▽

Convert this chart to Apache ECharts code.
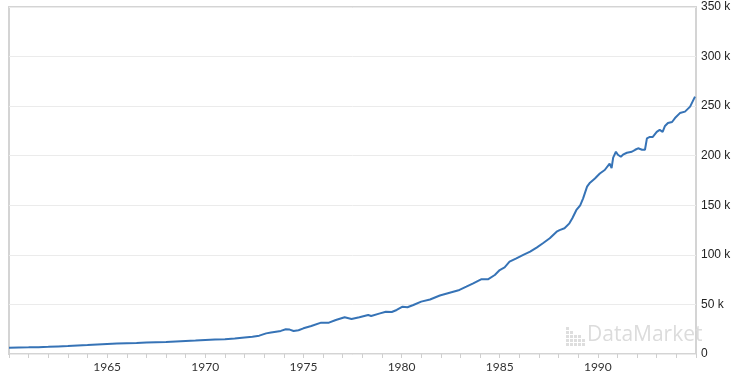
<!DOCTYPE html>
<html>
<head>
<meta charset="utf-8">
<script src="https://cdn.jsdelivr.net/npm/echarts@6/dist/echarts.min.js"></script>
<style>
  html, body { margin: 0; padding: 0; background: #fff; }
  #chart { width: 740px; height: 378px; }
</style>
</head>
<body>
<div id="chart"></div>
<script>
// time in decimal years, values in thousands
const years = [
  1960.0, 1960.5, 1961.0, 1961.5, 1962.0, 1962.5, 1963.0, 1963.5, 1964.0, 1964.5,
  1965.0, 1965.5, 1966.0, 1966.5, 1967.0, 1967.5, 1968.0, 1968.5, 1969.0, 1969.5,
  1970.0, 1970.5, 1971.0, 1971.5, 1972.0, 1972.4, 1972.75, 1973.1, 1973.35, 1973.6,
  1973.85, 1974.1, 1974.3, 1974.5, 1974.75, 1975.0, 1975.4, 1975.9, 1976.3, 1976.65,
  1977.1, 1977.45, 1977.85, 1978.3, 1978.45, 1978.9, 1979.2, 1979.5, 1979.75, 1980.05,
  1980.3, 1980.6, 1981.0, 1981.45, 1981.95, 1982.45, 1982.95, 1983.3, 1983.65, 1984.05,
  1984.4, 1984.75, 1985.0, 1985.25, 1985.5, 1985.85, 1986.2, 1986.55, 1986.9, 1987.2,
  1987.55, 1987.9, 1988.05, 1988.3, 1988.55, 1988.7, 1988.9, 1989.1, 1989.25, 1989.45,
  1989.6, 1989.85, 1990.1, 1990.35, 1990.6, 1990.7, 1990.78, 1990.92, 1991.02, 1991.17,
  1991.28, 1991.48, 1991.73, 1991.9, 1992.05, 1992.25, 1992.4, 1992.5, 1992.65, 1992.8,
  1993.0, 1993.15, 1993.3, 1993.42, 1993.57, 1993.78, 1993.93, 1994.18, 1994.44, 1994.7,
  1994.95
];
const values = [
  6.4, 6.6, 6.7, 6.9, 7.2, 7.6, 8.0, 8.5, 9.0, 9.6,
  10.2, 10.6, 10.9, 11.1, 11.5, 11.8, 12.1, 12.6, 13.1, 13.6,
  14.2, 14.6, 15.0, 15.6, 16.6, 17.4, 18.5, 20.8, 21.7, 22.5,
  23.3, 24.9, 24.6, 23.2, 24.0, 25.9, 28.2, 31.6, 31.6, 34.3,
  37.0, 35.3, 37.0, 39.3, 38.3, 41.0, 42.7, 42.4, 44.4, 47.7,
  47.1, 49.4, 52.8, 55.0, 59.0, 61.8, 64.6, 67.9, 71.3, 75.3,
  75.3, 79.7, 84.7, 87.4, 93.2, 96.5, 99.9, 103.2, 107.6, 111.7,
  116.7, 123.4, 125.0, 126.8, 131.8, 136.9, 145.0, 150.0, 157.0, 168.8,
  172.8, 177.0, 182.0, 185.6, 192.0, 187.6, 198.0, 204.0, 201.0, 199.0,
  201.0, 203.0, 204.0, 206.0, 207.5, 206.0, 206.0, 217.5, 219.0, 219.0,
  224.0, 226.0, 224.0, 230.0, 233.0, 234.0, 238.0, 243.0, 244.5, 249.5,
  259.6
];
const yearLabels = [1965, 1970, 1975, 1980, 1985, 1990];

const chart = echarts.init(document.getElementById('chart'));

const option = {
  backgroundColor: '#fff',
  animation: false,
  grid: {
    left: 9, right: 44, top: 7, bottom: 24,
    show: true, borderColor: '#d4d4d4', borderWidth: 2
  },
  xAxis: {
    type: 'value',
    min: 1960, max: 1995, interval: 1,
    axisLine: { show: false },
    axisTick: { show: true, length: 4, lineStyle: { color: '#cfcfcf' } },
    splitLine: { show: false },
    axisLabel: {
      margin: 7,
      fontFamily: 'Lato', fontSize: 12, color: '#333',
      formatter: v => yearLabels.includes(v) ? String(v) : ''
    }
  },
  yAxis: {
    type: 'value',
    position: 'right',
    min: 0, max: 350, interval: 50,
    axisLine: { show: false },
    axisTick: { show: false },
    splitLine: { lineStyle: { color: '#ebebeb', width: 1 } },
    axisLabel: {
      margin: 5,
      fontFamily: 'Liberation Sans', fontSize: 12, color: '#222',
      formatter: v => v === 0 ? '0' : v + ' k'
    }
  },
  graphic: [
    {
      type: 'group', left: 566, top: 327,
      children: [
        [0, 0], [0, 1], [1, 1], [0, 2], [1, 2], [2, 2], [3, 2],
        [0, 3], [1, 3], [2, 3], [3, 3], [4, 3],
        [0, 4], [1, 4], [2, 4], [3, 4], [4, 4]
      ].map(([c, r]) => ({
        type: 'rect',
        shape: { x: c * 4, y: r * 4, width: 3, height: 3 },
        style: { fill: '#dedede' }
      }))
    },
    {
      type: 'text', left: 587, top: 325,
      style: { text: 'DataMarket', fill: '#dcdcdc', font: '21px "Open Sans"' }
    }
  ],
  series: [{
    type: 'line',
    data: years.map((t, i) => [t, values[i]]),
    showSymbol: false,
    lineStyle: { color: '#3673b6', width: 2 }
  }]
};

chart.setOption(option);
</script>
</body>
</html>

△

[To be done]
Copy the data word for word. Pictures do not go in the copy.

[Full solution]
Convert this chart to Apache ECharts code.
<!DOCTYPE html>
<html>
<head>
<meta charset="utf-8">
<script src="https://cdn.jsdelivr.net/npm/echarts@6/dist/echarts.min.js"></script>
<style>
  html, body { margin: 0; padding: 0; background: #fff; }
  #chart { width: 740px; height: 378px; }
</style>
</head>
<body>
<div id="chart"></div>
<script>
// time in decimal years, values in thousands
const years = [
  1960.0, 1960.5, 1961.0, 1961.5, 1962.0, 1962.5, 1963.0, 1963.5, 1964.0, 1964.5,
  1965.0, 1965.5, 1966.0, 1966.5, 1967.0, 1967.5, 1968.0, 1968.5, 1969.0, 1969.5,
  1970.0, 1970.5, 1971.0, 1971.5, 1972.0, 1972.4, 1972.75, 1973.1, 1973.35, 1973.6,
  1973.85, 1974.1, 1974.3, 1974.5, 1974.75, 1975.0, 1975.4, 1975.9, 1976.3, 1976.65,
  1977.1, 1977.45, 1977.85, 1978.3, 1978.45, 1978.9, 1979.2, 1979.5, 1979.75, 1980.05,
  1980.3, 1980.6, 1981.0, 1981.45, 1981.95, 1982.45, 1982.95, 1983.3, 1983.65, 1984.05,
  1984.4, 1984.75, 1985.0, 1985.25, 1985.5, 1985.85, 1986.2, 1986.55, 1986.9, 1987.2,
  1987.55, 1987.9, 1988.05, 1988.3, 1988.55, 1988.7, 1988.9, 1989.1, 1989.25, 1989.45,
  1989.6, 1989.85, 1990.1, 1990.35, 1990.6, 1990.7, 1990.78, 1990.92, 1991.02, 1991.17,
  1991.28, 1991.48, 1991.73, 1991.9, 1992.05, 1992.25, 1992.4, 1992.5, 1992.65, 1992.8,
  1993.0, 1993.15, 1993.3, 1993.42, 1993.57, 1993.78, 1993.93, 1994.18, 1994.44, 1994.7,
  1994.95
];
const values = [
  6.4, 6.6, 6.7, 6.9, 7.2, 7.6, 8.0, 8.5, 9.0, 9.6,
  10.2, 10.6, 10.9, 11.1, 11.5, 11.8, 12.1, 12.6, 13.1, 13.6,
  14.2, 14.6, 15.0, 15.6, 16.6, 17.4, 18.5, 20.8, 21.7, 22.5,
  23.3, 24.9, 24.6, 23.2, 24.0, 25.9, 28.2, 31.6, 31.6, 34.3,
  37.0, 35.3, 37.0, 39.3, 38.3, 41.0, 42.7, 42.4, 44.4, 47.7,
  47.1, 49.4, 52.8, 55.0, 59.0, 61.8, 64.6, 67.9, 71.3, 75.3,
  75.3, 79.7, 84.7, 87.4, 93.2, 96.5, 99.9, 103.2, 107.6, 111.7,
  116.7, 123.4, 125.0, 126.8, 131.8, 136.9, 145.0, 150.0, 157.0, 168.8,
  172.8, 177.0, 182.0, 185.6, 192.0, 187.6, 198.0, 204.0, 201.0, 199.0,
  201.0, 203.0, 204.0, 206.0, 207.5, 206.0, 206.0, 217.5, 219.0, 219.0,
  224.0, 226.0, 224.0, 230.0, 233.0, 234.0, 238.0, 243.0, 244.5, 249.5,
  259.6
];
const yearLabels = [1965, 1970, 1975, 1980, 1985, 1990];

const chart = echarts.init(document.getElementById('chart'));

const option = {
  backgroundColor: '#fff',
  animation: false,
  grid: {
    left: 9, right: 44, top: 7, bottom: 24,
    show: true, borderColor: '#d4d4d4', borderWidth: 2
  },
  xAxis: {
    type: 'value',
    min: 1960, max: 1995, interval: 1,
    axisLine: { show: false },
    axisTick: { show: true, length: 4, lineStyle: { color: '#cfcfcf' } },
    splitLine: { show: false },
    axisLabel: {
      margin: 7,
      fontFamily: 'Lato', fontSize: 12, color: '#333',
      formatter: v => yearLabels.includes(v) ? String(v) : ''
    }
  },
  yAxis: {
    type: 'value',
    position: 'right',
    min: 0, max: 350, interval: 50,
    axisLine: { show: false },
    axisTick: { show: false },
    splitLine: { lineStyle: { color: '#ebebeb', width: 1 } },
    axisLabel: {
      margin: 5,
      fontFamily: 'Liberation Sans', fontSize: 12, color: '#222',
      formatter: v => v === 0 ? '0' : v + ' k'
    }
  },
  graphic: [
    {
      type: 'group', left: 566, top: 327,
      children: [
        [0, 0], [0, 1], [1, 1], [0, 2], [1, 2], [2, 2], [3, 2],
        [0, 3], [1, 3], [2, 3], [3, 3], [4, 3],
        [0, 4], [1, 4], [2, 4], [3, 4], [4, 4]
      ].map(([c, r]) => ({
        type: 'rect',
        shape: { x: c * 4, y: r * 4, width: 3, height: 3 },
        style: { fill: '#dedede' }
      }))
    },
    {
      type: 'text', left: 587, top: 325,
      style: { text: 'DataMarket', fill: '#dcdcdc', font: '21px "Open Sans"' }
    }
  ],
  series: [{
    type: 'line',
    data: years.map((t, i) => [t, values[i]]),
    showSymbol: false,
    lineStyle: { color: '#3673b6', width: 2 }
  }]
};

chart.setOption(option);
</script>
</body>
</html>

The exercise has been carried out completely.